Il y a également une notion de perception de la part du candidat : le fait que vous posiez une question hors contexte professionnel peut être interprété dans un sens différent de celui que vous aviez en tête.
Gardez la distance
On peut créer du lien lors de l’entretien, mais je ne veux pas entendre parler de ce qui ne me regarde pas !
Je pense à ce candidat qui a essayé à deux reprises de me faire part de ses opinions politiques (il avait vraiment envie d’en parler) ou à ce candidat qui a souhaité me montrer une photo de ses enfants alors que je ne le connaissais que depuis 2 minutes et que je ne le lui avais pas demandé. Je vous passe la candidate qui a montré à un directeur la photo des abdos de son mari en entretien. #WTF
Vous pourrez penser, chers lecteurs, qu’il n’y a pas de mal. Après tout, c’est plutôt sympa et ça montre un côté très humain, non ?
Oui mais si je décide de dire non à un candidat à la suite de cet entretien, qu’est-ce qui l’empêchera de m’accuser de discrimination ? Et de manière plus simple : si le candidat partage des aspects de sa vie privée, dans la mesure où l’entretien de recrutement est un échange, n’est-ce pas étrange si le recruteur ne partage rien de sa vie personnelle en retour ?
N’acceptez pas le tutoiement si le candidat en prend l’initiative.
Je suis très mal à l’aise quand un candidat me tutoie. Surtout s’il en prend l’initiative.
Ca commence par le tutoiement, ça n’a rien de méchant.

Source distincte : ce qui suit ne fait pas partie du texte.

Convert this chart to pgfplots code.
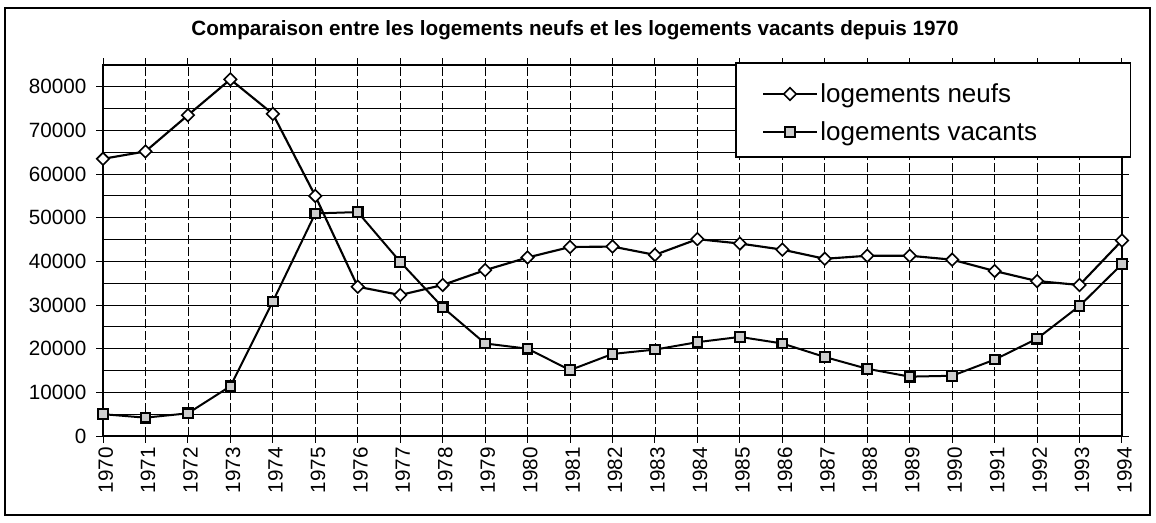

Mais un processus de recrutement prend plusieurs jours, et l’ouverture au tutoiement ouvre également la porte à un processus où le candidat pourra se rapprocher de vous. Si vous brouillez les lignes, attendez-vous à des surprises.
Il n’est pas facile de devoir donner une réponse négative à quelqu’un que l’on tutoie, et il est encore moins facile de recevoir une réponse négative de la part d’un candidat qui vous tutoie (« Non je ne travaillerai pas avec toi. Merci, bisous. »). Le vouvoiement dans le cadre d’un recrutement peut paraître un peu plus froid, mais il permet de garder une distance que beaucoup de situations rendent nécessaires. Pour rappel, pour 1 candidat à qui un recruteur dit oui, il y en a entre 10 et 30 à qui il dit non, au minimum. Cela n’empêche pas de donner des réponses négatives motivées et personnelles, mais ça évite les débordements et / ou négociations.
Si vous tutoyez un candidat, alors il faudra les tutoyer tous. Déjà parce que si vous êtes un recruteur digne de ce nom, vous parlez à plusieurs dizaines de personnes par semaine et vous ne vous rappellerez plus de qui vous tutoyez et qui vous vouvoyez (!), mais surtout car sinon tous les candidats ne seront pas sur le même pied d’égalité.
Pour autant :
- On peut appeler quelqu’un par son prénom et le respecter.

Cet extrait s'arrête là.